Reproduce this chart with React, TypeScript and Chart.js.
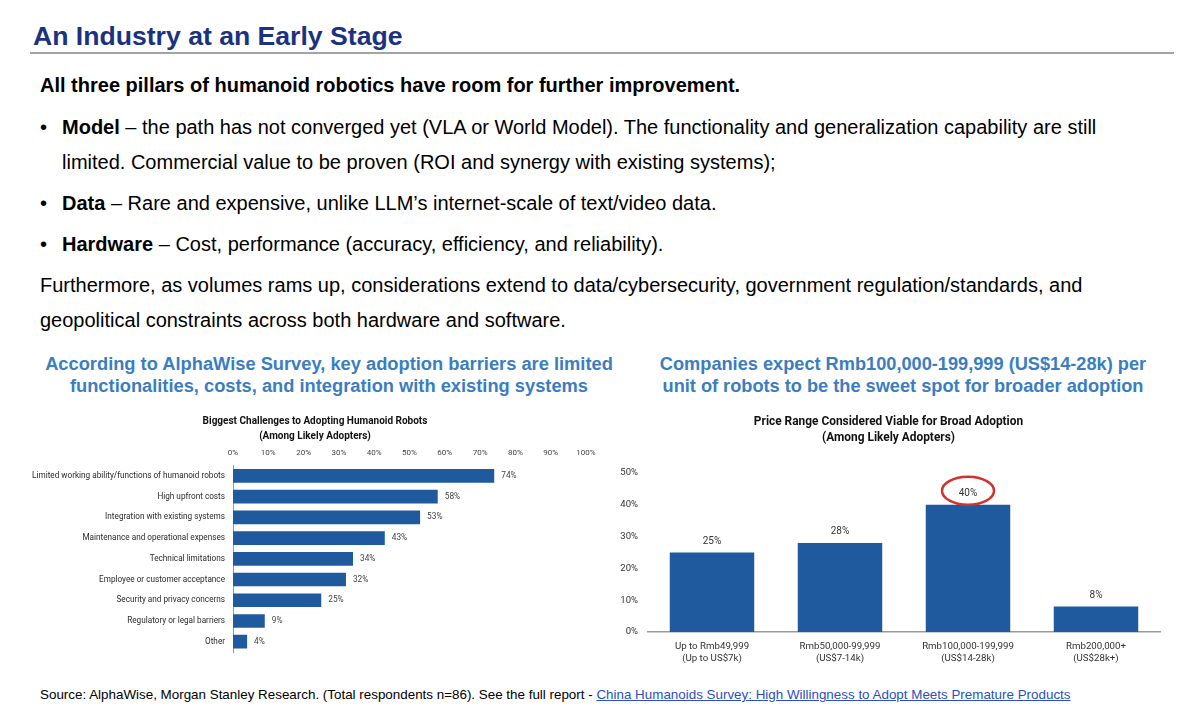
import React, { useEffect, useRef } from "react";
import { Chart, registerables } from "chart.js";

Chart.register(...registerables);

// ---------- Data ----------
const challengeCategories = [
  "Limited working ability/functions of humanoid robots",
  "High upfront costs",
  "Integration with existing systems",
  "Maintenance and operational expenses",
  "Technical limitations",
  "Employee or customer acceptance",
  "Security and privacy concerns",
  "Regulatory or legal barriers",
  "Other",
];
const challengeValues = [74, 58, 53, 43, 34, 32, 25, 9, 4];
const challengeTitle = ["Biggest Challenges to Adopting Humanoid Robots", "(Among Likely Adopters)"];

const priceCategories = [
  ["Up to Rmb49,999", "(Up to US$7k)"],
  ["Rmb50,000-99,999", "(US$7-14k)"],
  ["Rmb100,000-199,999", "(US$14-28k)"],
  ["Rmb200,000+", "(US$28k+)"],
];
const priceValues = [25, 28, 40, 8];
const priceHighlightIndex = 2;
const priceTitle = ["Price Range Considered Viable for Broad Adoption", "(Among Likely Adopters)"];

const BAR = "#1F5A9E";
const SANS = "'Liberation Sans', Arial, Helvetica, sans-serif";
const CHART_FONT = "Roboto, 'Liberation Sans', sans-serif";

// ---------- Plugins ----------
const hLabelPlugin = {
  id: "hLabels",
  afterDatasetsDraw(chart: any) {
    const ctx = chart.ctx;
    const meta = chart.getDatasetMeta(0);
    const data = chart.data.datasets[0].data;
    ctx.save();
    ctx.font = `8.3px ${CHART_FONT}`;
    ctx.fillStyle = "#444";
    ctx.textAlign = "left";
    ctx.textBaseline = "middle";
    meta.data.forEach((bar: any, i: number) => {
      ctx.fillText(`${data[i]}%`, bar.x + 7, bar.y);
    });
    ctx.restore();
  },
};

const vLabelPlugin = {
  id: "vLabels",
  afterDatasetsDraw(chart: any) {
    const ctx = chart.ctx;
    const meta = chart.getDatasetMeta(0);
    const data = chart.data.datasets[0].data;
    ctx.save();
    ctx.font = `10px ${CHART_FONT}`;
    ctx.fillStyle = "#333";
    ctx.textAlign = "center";
    ctx.textBaseline = "middle";
    meta.data.forEach((bar: any, i: number) => {
      const ly = bar.y - 11;
      ctx.fillText(`${data[i]}%`, bar.x, ly);
      if (i === priceHighlightIndex) {
        ctx.beginPath();
        ctx.ellipse(bar.x, ly - 3, 26, 14, 0, 0, Math.PI * 2);
        ctx.strokeStyle = "#D2322D";
        ctx.lineWidth = 2.5;
        ctx.stroke();
      }
    });
    ctx.restore();
  },
};

// ---------- Charts ----------
function ChallengesChart() {
  const ref = useRef<HTMLCanvasElement>(null);
  useEffect(() => {
    const chart = new Chart(ref.current as HTMLCanvasElement, {
      type: "bar",
      data: {
        labels: challengeCategories,
        datasets: [
          {
            data: challengeValues,
            backgroundColor: BAR,
            barPercentage: 0.66,
            categoryPercentage: 1,
          },
        ],
      },
      options: {
        indexAxis: "y",
        animation: false,
        responsive: false,
        devicePixelRatio: 1,
        layout: { padding: { left: 0, right: 0, top: 0, bottom: 7 } },
        plugins: {
          legend: { display: false },
          tooltip: { enabled: false },
          title: {
            display: true,
            text: challengeTitle,
            color: "#111",
            font: { family: CHART_FONT, size: 10, weight: "bold", lineHeight: 1.5 },
            padding: { top: 8.5, bottom: 2 },
          },
        },
        scales: {
          x: {
            position: "top",
            min: 0,
            max: 100,
            ticks: {
              stepSize: 10,
              callback: (v: any) => `${v}%`,
              font: { family: CHART_FONT, size: 8 },
              color: "#444",
              padding: 7.5,
              maxRotation: 0,
            },
            grid: { display: false, drawTicks: false },
            border: { display: false },
            afterFit: (s: any) => {
              s.height = 20;
            },
          },
          y: {
            ticks: {
              font: { family: CHART_FONT, size: 8.2 },
              color: "#2a2a2a",
              padding: 8,
            },
            grid: { display: false, drawTicks: false },
            border: { display: true, color: "#9a9a9a", width: 1 },
            afterFit: (s: any) => {
              s.width = 208;
            },
          },
          spacer: {
            type: "linear",
            position: "right",
            display: true,
            ticks: { display: false },
            grid: { display: false, drawTicks: false },
            border: { display: false },
            afterFit: (s: any) => {
              s.width = 19;
            },
          },
        },
      },
      plugins: [hLabelPlugin],
    } as any);
    return () => chart.destroy();
  }, []);
  return (
    <canvas
      ref={ref}
      width={580}
      height={260}
      style={{ position: "absolute", left: 25, top: 405, width: 580, height: 260 }}
    />
  );
}

function PriceChart() {
  const ref = useRef<HTMLCanvasElement>(null);
  useEffect(() => {
    const chart = new Chart(ref.current as HTMLCanvasElement, {
      type: "bar",
      data: {
        labels: priceCategories,
        datasets: [
          {
            data: priceValues,
            backgroundColor: BAR,
            barPercentage: 0.66,
            categoryPercentage: 1,
          },
        ],
      },
      options: {
        animation: false,
        responsive: false,
        devicePixelRatio: 1,
        layout: { padding: { left: 7, right: 10, top: 0, bottom: 0 } },
        plugins: {
          legend: { display: false },
          tooltip: { enabled: false },
          title: {
            display: true,
            text: priceTitle,
            color: "#111",
            font: { family: CHART_FONT, size: 11.9, weight: "bold", lineHeight: 16 / 11.9 },
            padding: { top: 9, bottom: 27 },
          },
        },
        scales: {
          x: {
            ticks: {
              font: { family: CHART_FONT, size: 9.7, lineHeight: 12 / 9.7 },
              color: "#333",
              padding: 9,
              maxRotation: 0,
            },
            grid: { display: false, drawTicks: false },
            border: { display: true, color: "#9a9a9a", width: 1.5 },
            afterFit: (s: any) => {
              s.height = 43;
            },
          },
          y: {
            min: 0,
            max: 50,
            ticks: {
              stepSize: 10,
              callback: (v: any) => `${v}%`,
              font: { family: CHART_FONT, size: 9.5 },
              color: "#333",
              padding: 10,
            },
            grid: { display: false, drawTicks: false },
            border: { display: false },
            afterFit: (s: any) => {
              s.width = 31;
            },
          },
        },
      },
      plugins: [vLabelPlugin],
    } as any);
    return () => chart.destroy();
  }, []);
  return (
    <canvas
      ref={ref}
      width={560}
      height={270}
      style={{ position: "absolute", left: 610, top: 405, width: 560, height: 270 }}
    />
  );
}

// ---------- Text helpers ----------
function Line(props: { y: number; x: number; size: number; children: any; style?: any; h?: number }) {
  const h = props.h ?? 30;
  return (
    <div
      style={{
        position: "absolute",
        left: props.x,
        top: props.y - h / 2,
        height: h,
        lineHeight: `${h}px`,
        fontSize: props.size,
        whiteSpace: "nowrap",
        fontFamily: SANS,
        color: "#000",
        ...(props.style || {}),
      }}
    >
      {props.children}
    </div>
  );
}

function Centered(props: { y: number; cx: number; size: number; children: any; style?: any }) {
  return (
    <div
      style={{
        position: "absolute",
        left: props.cx - 400,
        width: 800,
        textAlign: "center",
        top: props.y - 12,
        height: 24,
        lineHeight: "24px",
        fontSize: props.size,
        whiteSpace: "nowrap",
        fontFamily: SANS,
        ...(props.style || {}),
      }}
    >
      {props.children}
    </div>
  );
}

const BULLET_X = 40;
const TEXT_X = 62;
const BODY = 20;
const subStyle = { color: "#3A7DC0", fontWeight: "bold" };

export default function App() {
  useEffect(() => {
    document.body.style.margin = "0";
  }, []);
  return (
    <div
      style={{
        position: "absolute",
        left: 0,
        top: 0,
        width: 1200,
        height: 727,
        background: "#fff",
        overflow: "hidden",
        fontFamily: SANS,
      }}
    >
      <Line y={35.5} x={33} size={26.6} h={36} style={{ fontWeight: "bold", color: "#1B3281" }}>
        An Industry at an Early Stage
      </Line>
      <div
        style={{
          position: "absolute",
          left: 30,
          top: 51.5,
          width: 1144,
          height: 2,
          background: "#A3A3A3",
        }}
      />

      <Line y={84.5} x={40} size={BODY} style={{ fontWeight: "bold" }}>
        All three pillars of humanoid robotics have room for further improvement.
      </Line>

      <Line y={126.7} x={BULLET_X} size={BODY}>•</Line>
      <Line y={126.7} x={TEXT_X} size={BODY}>
        <b>Model</b> – the path has not converged yet (VLA or World Model). The functionality and generalization capability are still
      </Line>
      <Line y={161.7} x={TEXT_X} size={BODY}>
        limited. Commercial value to be proven (ROI and synergy with existing systems);
      </Line>

      <Line y={202.5} x={BULLET_X} size={BODY}>•</Line>
      <Line y={202.5} x={TEXT_X} size={BODY}>
        <b>Data</b> – Rare and expensive, unlike LLM’s internet-scale of text/video data.
      </Line>

      <Line y={243.8} x={BULLET_X} size={BODY}>•</Line>
      <Line y={243.8} x={TEXT_X} size={BODY}>
        <b>Hardware</b> – Cost, performance (accuracy, efficiency, and reliability).
      </Line>

      <Line y={285} x={40} size={BODY}>
        Furthermore, as volumes rams up, considerations extend to data/cybersecurity, government regulation/standards, and
      </Line>
      <Line y={319.5} x={40} size={BODY}>
        geopolitical constraints across both hardware and software.
      </Line>

      <Centered y={364} cx={329} size={18.3} style={subStyle}>
        According to AlphaWise Survey, key adoption barriers are limited
      </Centered>
      <Centered y={386} cx={329} size={18.3} style={subStyle}>
        functionalities, costs, and integration with existing systems
      </Centered>
      <Centered y={364} cx={903} size={18.2} style={subStyle}>
        Companies expect Rmb100,000-199,999 (US$14-28k) per
      </Centered>
      <Centered y={386} cx={903} size={18.2} style={subStyle}>
        unit of robots to be the sweet spot for broader adoption
      </Centered>

      <ChallengesChart />
      <PriceChart />

      <Line y={695} x={40} size={13.4} h={20}>
        Source: AlphaWise, Morgan Stanley Research. (Total respondents n=86). See the full report -{" "}
        <span style={{ color: "#2B4FC4", textDecoration: "underline" }}>
          China Humanoids Survey: High Willingness to Adopt Meets Premature Products
        </span>
      </Line>
    </div>
  );
}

• • •

§ **Required task**:
Write out every line of the preceding listing that contains "React".

§ **Solved exercise**:
Reproduce this chart with React, TypeScript and Chart.js.
import React, { useEffect, useRef } from "react";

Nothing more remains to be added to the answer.